Mas esse tipo de missão no jogo é espalhada por uma distância de tempo suficiente no jogo, de forma que essas missões causam o estranhamento no jogador, e seu impacto emotivo é muito mais profundo. Portanto, até o que é comum em outras obras, se torna estranho se feita de maneira correta.
As músicas também são usadas no jogo para causar estranheza. A maioria das músicas apresenta variações dentro do jogo, passando de “Dinâmica”, “Média”, “Silenciosa” e “8-bit”, dependendo do contexto. A faixa “Wretched Weaponry” (por si só estranha devido à combinação de vocais industriais e batidas fortes) é usada em sua forma “dinâmica” quando 2B heroicamente luta para atravesar a fábrica abandonada, mas usada em sua “versão silenciosa” após o suicídio em massa dos seguidores de Kierkegaard no mesmo local. Isso não apenas cria uma melancolia, refletindo o repentino vazio da fábrica, mas também altera a experiência do jogador da versão dinâmica durante as gameplays subsequentes, imbuindo a orquestração heroica com um eco de morte iminente.

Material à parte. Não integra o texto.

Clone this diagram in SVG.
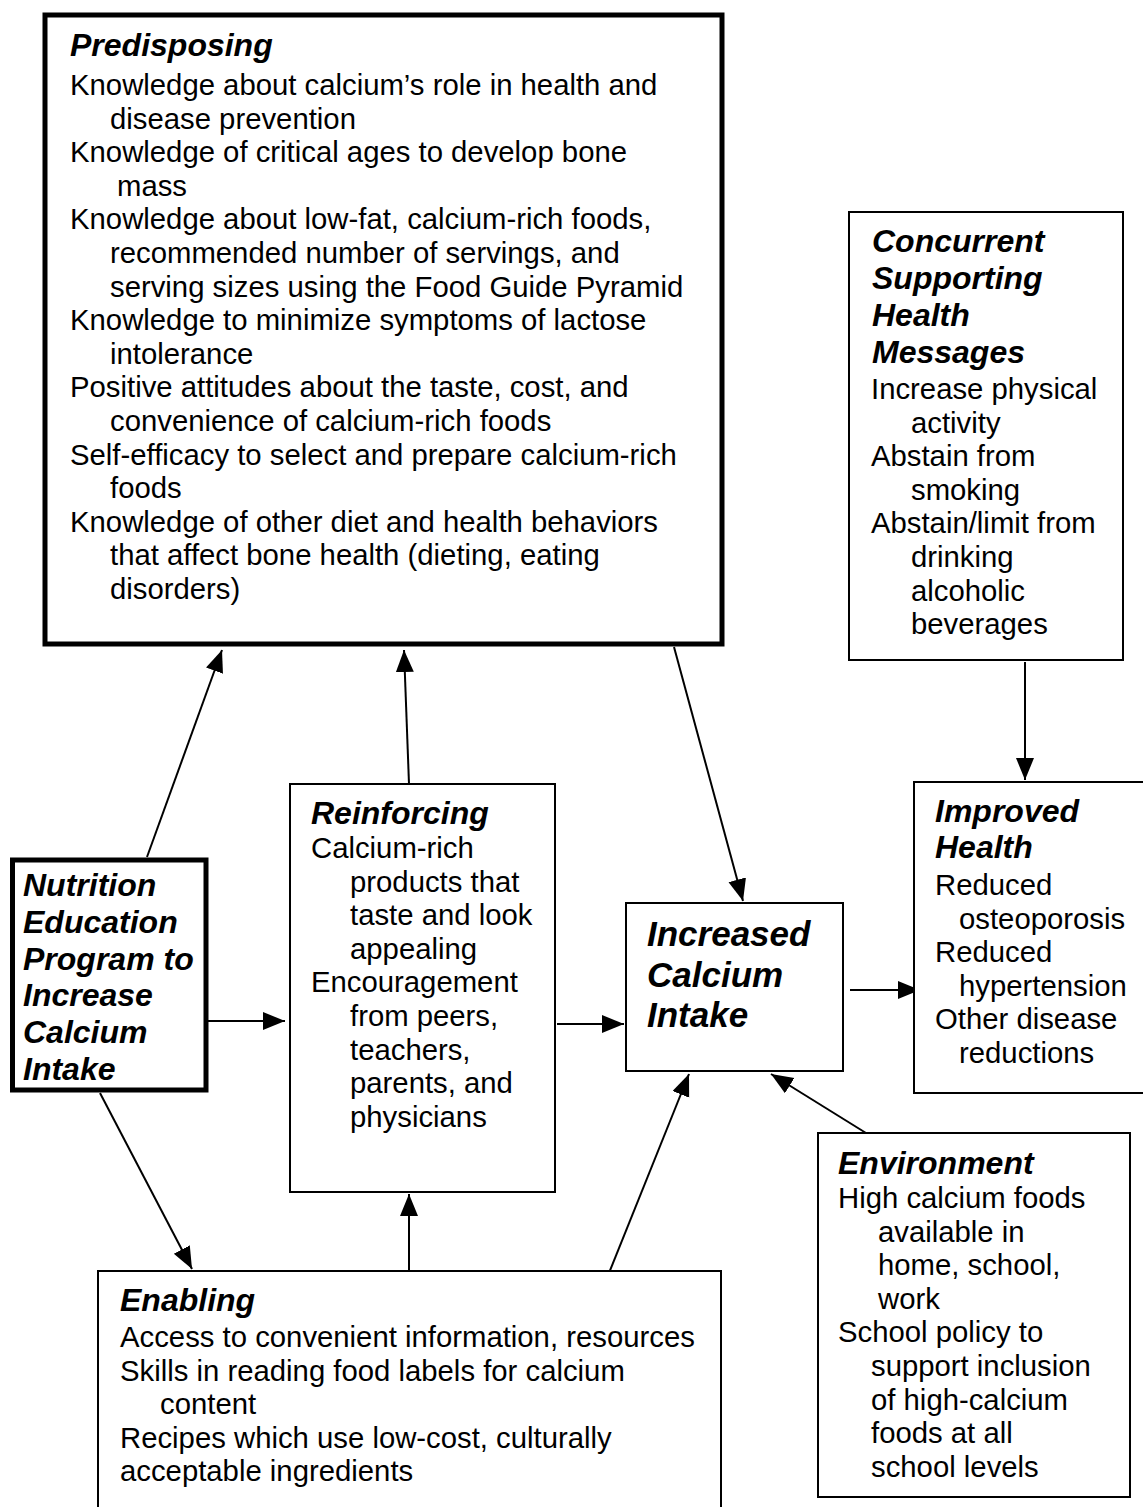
<svg xmlns="http://www.w3.org/2000/svg" width="1143" height="1507" viewBox="0 0 1143 1507">
<style>
.box{fill:#fff;stroke:#000;stroke-width:2}
.thick{fill:#fff;stroke:#000;stroke-width:5}
.t{font-family:"Liberation Sans",Arial,sans-serif;font-weight:bold;font-style:italic;font-size:32px;fill:#000}
.big{font-family:"Liberation Sans",Arial,sans-serif;font-weight:bold;font-style:italic;font-size:35px;fill:#000}
.b{font-family:"Liberation Sans",Arial,sans-serif;font-size:29.3px;fill:#000}
.c{stroke:#000;stroke-width:2;fill:none;marker-end:url(#ah)}
</style>
<defs>
<marker id="ah" markerUnits="userSpaceOnUse" markerWidth="24" markerHeight="20" refX="22" refY="9" orient="auto">
<path d="M0,0 L22,9 L0,18 z" fill="#000"/>
</marker>
</defs>
<rect width="1143" height="1507" fill="#fff"/>

<g id="connectors">
<line class="c" x1="147" y1="857" x2="222" y2="650"/>
<line class="c" x1="409" y1="784" x2="404" y2="650"/>
<line class="c" x1="674" y1="647" x2="743" y2="901"/>
<line class="c" x1="208" y1="1021" x2="285" y2="1021"/>
<line class="c" x1="557" y1="1024" x2="624" y2="1024"/>
<line class="c" x1="850" y1="990" x2="920" y2="990"/>
<line class="c" x1="1025" y1="662" x2="1025" y2="780"/>
<line class="c" x1="100" y1="1093" x2="192" y2="1269"/>
<line class="c" x1="409" y1="1273" x2="409" y2="1194"/>
<line class="c" x1="609" y1="1273" x2="689" y2="1074"/>
<line class="c" x1="866" y1="1133" x2="771" y2="1074"/>
</g>

<g id="predisposing">
<rect class="thick" x="45" y="15" width="677" height="629"/>
<text class="t" x="70" y="56">Predisposing</text>
<text class="b">
<tspan x="70" y="95">Knowledge about calcium’s role in health and</tspan>
<tspan x="110" y="128.6">disease prevention</tspan>
<tspan x="70" y="162.2">Knowledge of critical ages to develop bone</tspan>
<tspan x="117" y="195.8">mass</tspan>
<tspan x="70" y="229.4">Knowledge about low-fat, calcium-rich foods,</tspan>
<tspan x="110" y="263">recommended number of servings, and</tspan>
<tspan x="110" y="296.6">serving sizes using the Food Guide Pyramid</tspan>
<tspan x="70" y="330.2">Knowledge to minimize symptoms of lactose</tspan>
<tspan x="110" y="363.8">intolerance</tspan>
<tspan x="70" y="397.4">Positive attitudes about the taste, cost, and</tspan>
<tspan x="110" y="431">convenience of calcium-rich foods</tspan>
<tspan x="70" y="464.6">Self-efficacy to select and prepare calcium-rich</tspan>
<tspan x="110" y="498.2">foods</tspan>
<tspan x="70" y="531.8">Knowledge of other diet and health behaviors</tspan>
<tspan x="110" y="565.4">that affect bone health (dieting, eating</tspan>
<tspan x="110" y="599">disorders)</tspan>
</text>
</g>

<g id="concurrent">
<rect class="box" x="849" y="212" width="274" height="448"/>
<text class="t">
<tspan x="872" y="252">Concurrent</tspan>
<tspan x="872" y="289">Supporting</tspan>
<tspan x="872" y="326">Health</tspan>
<tspan x="872" y="363">Messages</tspan>
</text>
<text class="b">
<tspan x="871" y="399">Increase physical</tspan>
<tspan x="911" y="432.6">activity</tspan>
<tspan x="871" y="466.2">Abstain from</tspan>
<tspan x="911" y="499.8">smoking</tspan>
<tspan x="871" y="533.4">Abstain/limit from</tspan>
<tspan x="911" y="567">drinking</tspan>
<tspan x="911" y="600.6">alcoholic</tspan>
<tspan x="911" y="634.2">beverages</tspan>
</text>
</g>

<g id="improved">
<rect class="box" x="914" y="782" width="240" height="311"/>
<text class="t">
<tspan x="935" y="822">Improved</tspan>
<tspan x="935" y="858">Health</tspan>
</text>
<text class="b">
<tspan x="935" y="895">Reduced</tspan>
<tspan x="959" y="928.6">osteoporosis</tspan>
<tspan x="935" y="962.2">Reduced</tspan>
<tspan x="959" y="995.8">hypertension</tspan>
<tspan x="935" y="1029.4">Other disease</tspan>
<tspan x="959" y="1063">reductions</tspan>
</text>
</g>

<g id="reinforcing">
<rect class="box" x="290" y="784" width="265" height="408"/>
<text class="t" x="311" y="824">Reinforcing</text>
<text class="b">
<tspan x="311" y="858">Calcium-rich</tspan>
<tspan x="350" y="891.6">products that</tspan>
<tspan x="350" y="925.2">taste and look</tspan>
<tspan x="350" y="958.8">appealing</tspan>
<tspan x="311" y="992.4">Encouragement</tspan>
<tspan x="350" y="1026">from peers,</tspan>
<tspan x="350" y="1059.6">teachers,</tspan>
<tspan x="350" y="1093.2">parents, and</tspan>
<tspan x="350" y="1126.8">physicians</tspan>
</text>
</g>

<g id="nutrition">
<rect class="thick" x="12.5" y="860" width="193.5" height="230"/>
<text class="t">
<tspan x="23" y="896">Nutrition</tspan>
<tspan x="23" y="932.8">Education</tspan>
<tspan x="23" y="969.6">Program to</tspan>
<tspan x="23" y="1006.4">Increase</tspan>
<tspan x="23" y="1043.2">Calcium</tspan>
<tspan x="23" y="1080">Intake</tspan>
</text>
</g>

<g id="increased">
<rect class="box" x="626" y="903" width="217" height="168"/>
<text class="big">
<tspan x="647" y="946">Increased</tspan>
<tspan x="647" y="986.5">Calcium</tspan>
<tspan x="647" y="1027">Intake</tspan>
</text>
</g>

<g id="enabling">
<rect class="box" x="98" y="1271" width="623" height="260"/>
<text class="t" x="120" y="1311">Enabling</text>
<text class="b">
<tspan x="120" y="1347">Access to convenient information, resources</tspan>
<tspan x="120" y="1380.6">Skills in reading food labels for calcium</tspan>
<tspan x="160" y="1414.2">content</tspan>
<tspan x="120" y="1447.8">Recipes which use low-cost, culturally</tspan>
<tspan x="120" y="1481.4">acceptable ingredients</tspan>
</text>
</g>

<g id="environment">
<rect class="box" x="818" y="1133" width="312" height="364"/>
<text class="t" x="838" y="1174">Environment</text>
<text class="b">
<tspan x="838" y="1208">High calcium foods</tspan>
<tspan x="878" y="1241.6">available in</tspan>
<tspan x="878" y="1275.2">home, school,</tspan>
<tspan x="878" y="1308.8">work</tspan>
<tspan x="838" y="1342.4">School policy to</tspan>
<tspan x="871" y="1376">support inclusion</tspan>
<tspan x="871" y="1409.6">of high-calcium</tspan>
<tspan x="871" y="1443.2">foods at all</tspan>
<tspan x="871" y="1476.8">school levels</tspan>
</text>
</g>
</svg>
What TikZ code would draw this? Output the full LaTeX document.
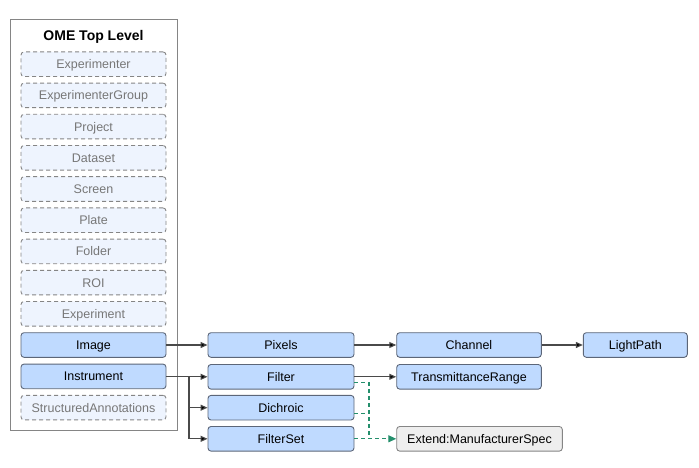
\documentclass[tikz,border=0pt]{standalone}
\usepackage{fontspec}
\setmainfont{Liberation Sans}
\usetikzlibrary{arrows.meta,calc}
\definecolor{boxblue}{HTML}{BFDAFF}
\definecolor{boxedge}{HTML}{5C6678}
\definecolor{lightblue}{HTML}{EEF4FE}
\definecolor{dashedge}{HTML}{858585}
\definecolor{greytext}{HTML}{777777}
\definecolor{linegray}{HTML}{4A4A4A}
\definecolor{extfill}{HTML}{EEEEEE}
\definecolor{greenline}{HTML}{248F6C}
\tikzset{
  basebox/.style={rounded corners=3pt, line width=0.9pt, minimum height=24.6pt, inner sep=0pt,
     text height=9pt, text depth=0pt, font=\fontsize{12.5}{14}\selectfont},
  solidbox/.style={basebox, draw=boxedge, fill=boxblue, text=black},
  topbox/.style={basebox, draw=dashedge, fill=lightblue, dash pattern=on 4pt off 3pt,
     minimum width=145pt, text=greytext},
  extbox/.style={basebox, draw=dashedge, fill=extfill, text=black},
  conn/.style={draw=linegray, line width=1.1pt, -{Triangle[length=7pt,width=6pt,fill=black]}},
  greenconn/.style={draw=greenline, line width=1.2pt, dash pattern=on 4pt off 3pt},
}
\begin{document}
\begin{tikzpicture}[x=1pt,y=-1pt]
\useasboundingbox (0,0) rectangle (699,468);
\node[draw=dashedge, line width=0.8pt, minimum width=167pt, minimum height=410.5pt, inner sep=0pt] (outer) at (93.5,224.8) {};
\node[font=\fontsize{14}{16}\selectfont\bfseries, text height=10pt, text depth=0pt, inner sep=0pt] (title) at (93.5,35.5) {OME Top Level};
\node[topbox] (experimenter) at (93.5,64.2) {Experimenter};
\node[topbox] (group) at (93.5,95.4) {ExperimenterGroup};
\node[topbox] (project) at (93.5,126.6) {Project};
\node[topbox] (dataset) at (93.5,157.8) {Dataset};
\node[topbox] (screen) at (93.5,189.0) {Screen};
\node[topbox] (plate) at (93.5,220.2) {Plate};
\node[topbox] (folder) at (93.5,251.4) {Folder};
\node[topbox] (roi) at (93.5,282.6) {ROI};
\node[topbox] (experiment) at (93.5,313.8) {Experiment};
\node[solidbox, minimum width=145pt] (image) at (93.5,345.0) {Image};
\node[solidbox, minimum width=145pt] (instrument) at (93.5,376.4) {Instrument};
\node[topbox] (annotations) at (93.5,407.6) {StructuredAnnotations};

\node[solidbox, minimum width=146pt] (pixels) at (281,345.0) {Pixels};
\node[solidbox, minimum width=146pt] (filter) at (281,376.8) {Filter};
\node[solidbox, minimum width=146pt] (dichroic) at (281,407.7) {Dichroic};
\node[solidbox, minimum width=146pt] (filterset) at (281,438.8) {FilterSet};

\node[solidbox, minimum width=144.6pt] (channel) at (469,345.0) {Channel};
\node[solidbox, minimum width=104pt] (lightpath) at (635.3,345.0) {LightPath};
\node[solidbox, minimum width=144.6pt] (transrange) at (469,376.8) {TransmittanceRange};
\node[extbox, minimum width=165.6pt] (extend) at (479.5,438.8) {Extend:ManufacturerSpec};

\draw[conn] (image.east) -- (pixels.west);
\draw[conn] (pixels.east) -- (channel.west);
\draw[conn] (channel.east) -- (lightpath.west);
\draw[conn] (filter.east) -- (transrange.west);
\coordinate (br) at (189,376.8);
\draw[conn] (instrument.east |- br) -- (filter.west);
\draw[conn] (br) |- (dichroic.west);
\draw[conn] (br) |- (filterset.west);

\coordinate (gx) at (369,0);
\coordinate (fstart) at ([yshift=-6pt]filter.east);
\coordinate (dstart) at ([yshift=-6pt]dichroic.east);
\draw[greenconn] (fstart) -| (gx |- filterset.east);
\draw[greenconn] (dstart) -- (gx |- dstart);
\draw[greenconn, -{Triangle[length=8pt,width=7pt]}] (filterset.east) -- (extend.west);
\end{tikzpicture}
\end{document}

Sobre o idioma que as músicas são cantadas, de acordo com a letrista Emi Evans, que também fornece vocais para grande parte da trilha sonora, cada música é cantada no que ela chama de “linguagem do caos”, desenvolvido pegando uma linguagem, respeitosamente manipulá-la, e então envelhecê-la 10 mil anos.
A ideia não é simplesmente criar palavras sem sentido, mas manipular e “desautomatizar” os padrões de fala, para que soem vagamente familiares a quem conhece inglês, alemão, francês ou gaélico, mas também sejam universalmente alienígenas, já que as músicas em inglês ou alemão caóticos, concentram-se em padrões fonéticos comuns em vez de palavras com sentido. Talvez a resposta visceral que jogadores e críticos tenham dado a essas canções possam ser melhor explicada por Eichenbaum, de que “as palavras são uma necessidade humana, mesmo que não sejam significantes”.